Scientific classification
- Kingdom: Plantae
- Clade: Embryophytes
- Clade: Tracheophytes
- Clade: Spermatophytes
- Clade: Angiosperms
- Clade: Magnoliids
- Order: Magnoliales
- Family: Annonaceae
- Genus: Monodora
- Species: M. undulata
- Binomial name: Monodora undulata (P.Beauv.) Couvreur
- Synonyms: Habzelia undulata (P.Beauv.) A.DC. Monodora brevipes Benth. Monodora grandiflora Benth. Monodora preussii Engl. & Diels Unona undulata P.Beauv.) Dunal Xylopia undulata P.Beauv.

= Monodora undulata =

- Genus: Monodora
- Species: undulata
- Authority: (P.Beauv.) Couvreur
- Conservation status: LC
- Synonyms: Habzelia undulata (P.Beauv.) A.DC., Monodora brevipes Benth., Monodora grandiflora Benth., Monodora preussii Engl. & Diels, Unona undulata P.Beauv.) Dunal, Xylopia undulata P.Beauv.

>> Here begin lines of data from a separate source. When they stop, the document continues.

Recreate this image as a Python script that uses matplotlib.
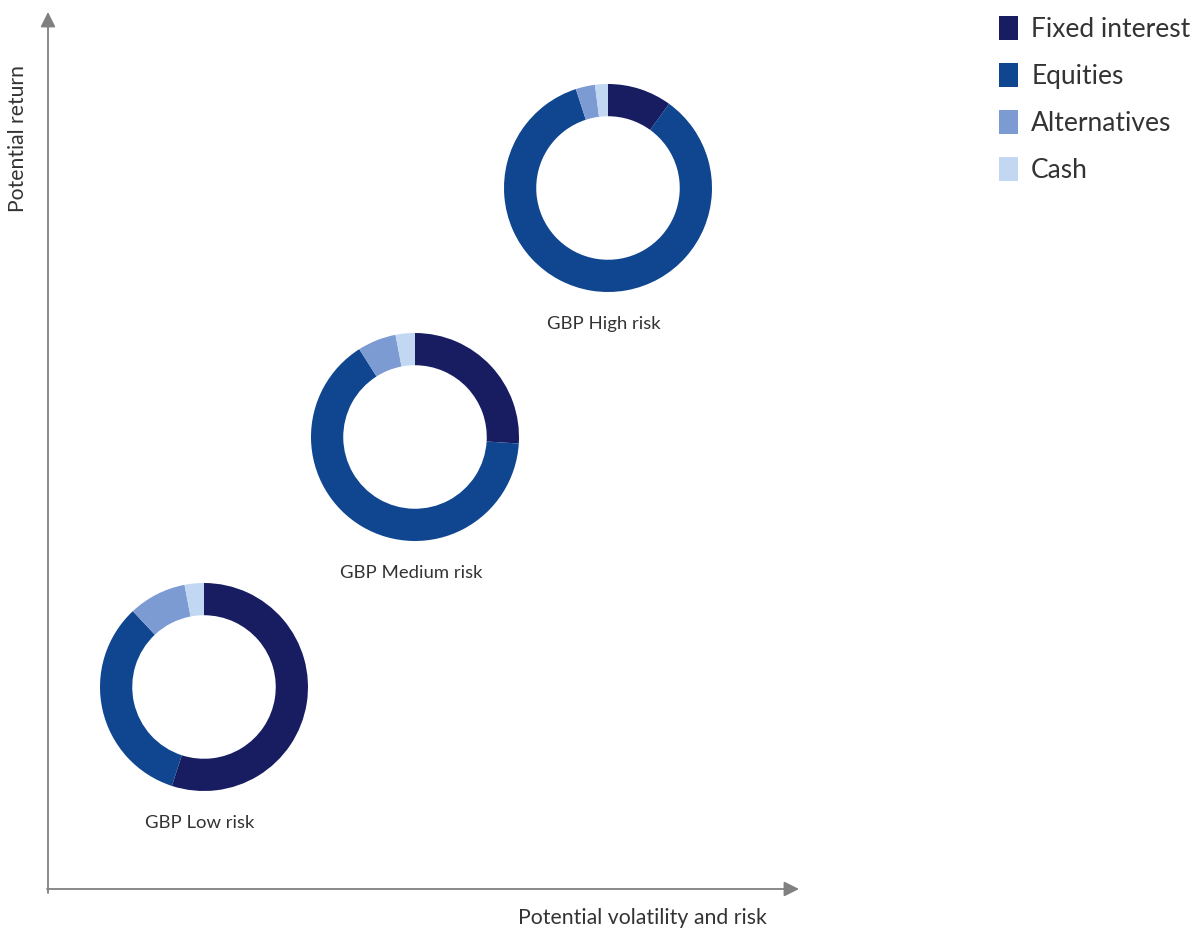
import matplotlib
matplotlib.use('Agg')
import matplotlib.pyplot as plt
from matplotlib.patches import Patch

# asset mix of each portfolio, in percent (clockwise from 12 o'clock)
categories = ['Fixed interest', 'Equities', 'Alternatives', 'Cash']
colors = ['#181d62', '#0f468f', '#7c9bd3', '#c1d7f2']
portfolios = ['GBP Low risk', 'GBP Medium risk', 'GBP High risk']
low_risk = [55, 33, 9, 3]
medium_risk = [26, 65, 6, 3]
high_risk = [10, 85, 3, 2]

plt.rcParams['font.family'] = ['Lato', 'DejaVu Sans']

W, H = 1193, 934
fig = plt.figure(figsize=(W / 100, H / 100), dpi=100)
ax = fig.add_axes([0, 0, 1, 1])
ax.set_xlim(0, W)
ax.set_ylim(H, 0)
ax.set_aspect('equal')
ax.axis('off')

# where each donut sits on the risk/return sketch (pixel layout)
centers = [(204, 687), (415, 437), (608, 188)]
radius = 104
label_gap = 136

for name, vals, (cx, cy) in zip(portfolios, [low_risk, medium_risk, high_risk], centers):
    # y axis is flipped, so counterclock=True draws clockwise on screen
    ax.pie(vals, colors=colors, startangle=-90, counterclock=True,
           center=(cx, cy), radius=radius, frame=True,
           wedgeprops=dict(width=radius * 0.31, linewidth=0))
    ax.text(cx - 4, cy + label_gap, name, ha='center', va='center',
            fontsize=13.3, color='#333333')

ax.set_xlim(0, W)
ax.set_ylim(H, 0)
ax.axis('off')

# axes arrows
arrow = dict(arrowstyle='-|>,head_length=0.9,head_width=0.45', color='#808080', lw=1.3,
             shrinkA=0, shrinkB=0)
ax.annotate('', xy=(48, 12), xytext=(48, 893), arrowprops=arrow)
ax.annotate('', xy=(799, 889), xytext=(47, 889), arrowprops=arrow)

ax.text(18, 138, 'Potential return', rotation=90, ha='center', va='center',
        fontsize=15.2, color='#333333')
ax.text(642, 918, 'Potential volatility and risk', ha='center', va='center',
        fontsize=15.3, color='#333333')

handles = [Patch(facecolor=c, edgecolor='none') for c in colors]
leg = ax.legend(handles, categories, loc='upper left', bbox_to_anchor=(999 / W, 1 - 16 / H),
                bbox_transform=fig.transFigure, frameon=False, fontsize=19,
                handlelength=0.72, handleheight=1.02, handletextpad=0.5,
                labelspacing=0.8, borderpad=0, borderaxespad=0)
for t in leg.get_texts():
    t.set_color('#333333')

fig.savefig('out.png', dpi=100)
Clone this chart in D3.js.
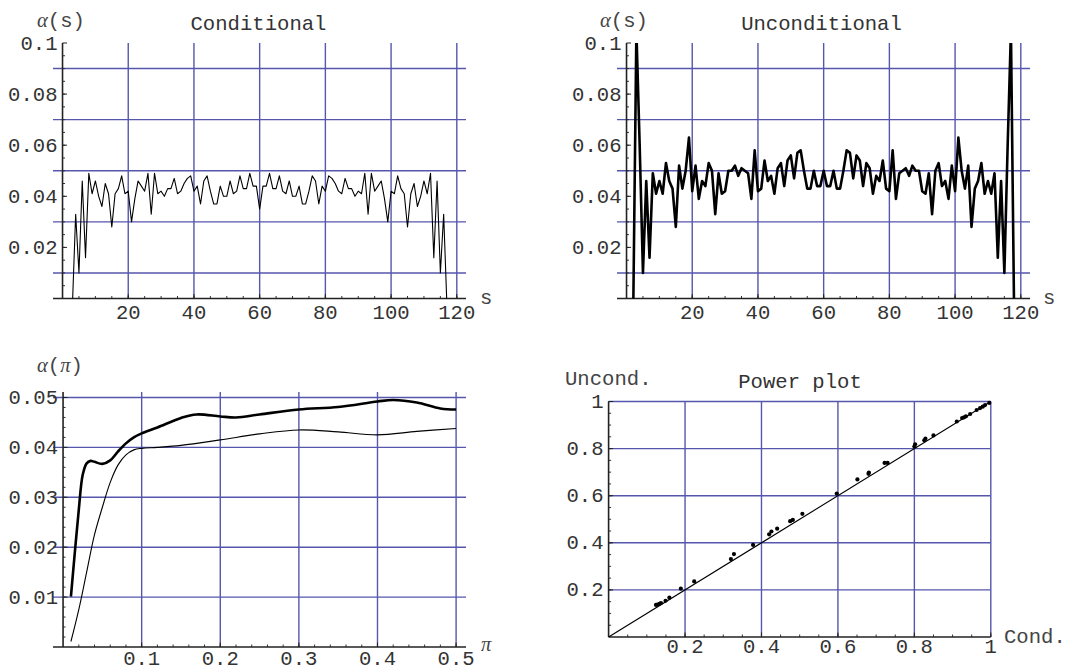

Species of plant in the soursop family

Monodora undulata is a species of plant in the family Annonaceae. It is native to Cameroon, the Central African Republic, Ghana, Guinea, Ivory Coast, Liberia, Nigeria and Sierra Leone. Palisot de Beauvois the botanist and entomologist who first formally described the species using the basionym Xylopia undulata, named it after the wavy (undulātus, in Latin) margins of its petals.

==Description==
It is a tree reaching 20 m in height. Its mature leathery leaves are 10–40 by 8–13 centimeters and come to a point at their tips. The leaves are smooth on their upper and lower surfaces. Its petioles are 5–10 millimeters long. Its pendulous flowers are solitary. Each flower is on a pedicel 30–55 millimeters long. Its flowers have 3 oval-shaped sepals that are 7–11 by 5–10 millimeters. The sepals are green and smooth on both sides with wavy margins and are arched backwards when mature. Its 6 petals are arranged in two rows of 3. The outer petals are white with yellow and purple highlights, 3–4.5 by 1.5–3.0 centimeters, and have very wavy margins. The outer petals are smooth on both sides. The inner petals are yellow with purple spots with margins that touch one another. The inner petals have a 2.-5 millimeter wide claw at their base and a 2–2.7 by 1.5–2 centimeter blade. The inner petals are smooth on their outer surface, and have 2–2.5 millimeter hairs on their inner surface. It has 12–14 rows of stamens that are 1 millimeter long. Its ovoid fruit are 6–12 by 4–6 centimeters and brown and smooth. Its seeds are 9–20 by 6–11 millimeters.

===Reproductive biology===
The pollen of M. undulata is shed as permanent tetrads.

==Habitat and distribution==
It has been observed growing in swampy terrain and along rivers, in rain forests, at elevations of 0-700 m.